The game includes 2 decks (a red one and a blue one) but you only need 1 deck to play. The instructions tell you to read the directions out loud as you begin play and I agree, it’s easiest to learn when you follow the steps. The diagram looks a bit complex but once you get going it’s super simple. The premise of the game is that players draw cards and if the symbol on their card matches the symbol of the card face-up in front of another player then they “face-off.” The player who is quickest to come up with an answer within the category on their opponent’s card they collect it. The card below it now becomes active and if there’s another set of matching symbols at the table, those two players face-off. It definitely keeps all players on their toes since you never know when you’re going to have to shout an answer.

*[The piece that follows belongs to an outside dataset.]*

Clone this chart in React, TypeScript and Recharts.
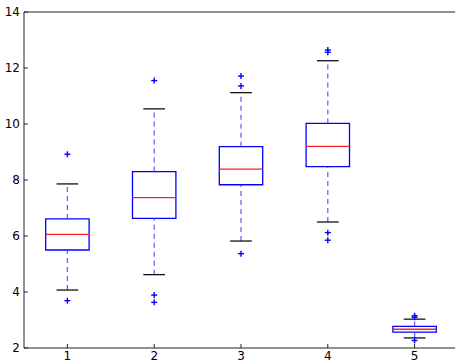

We played the first couple rounds omitting the wild cards just to keep it simple and then added them in once players had got the gist of the game. Wild cards create face-offs between players with different symbols. So if there’s a diamond and a circle on the wild card and there’s a player with a diamond card and a player with a circle card they face-off. With a big group it can get pretty nuts – but definitely in a good way. The only thing I have to say that’s negative about the game is that after playing a bunch of rounds with different folks I got used to the categories on the decks and it might have given me a slight advantage.
Also I hear in 2013 that they’re releasing a PARTY EDITION! It will have 6 new decks (425 categories) – which means I have loads more answers to memorize. Kidding! Price and availability TBD.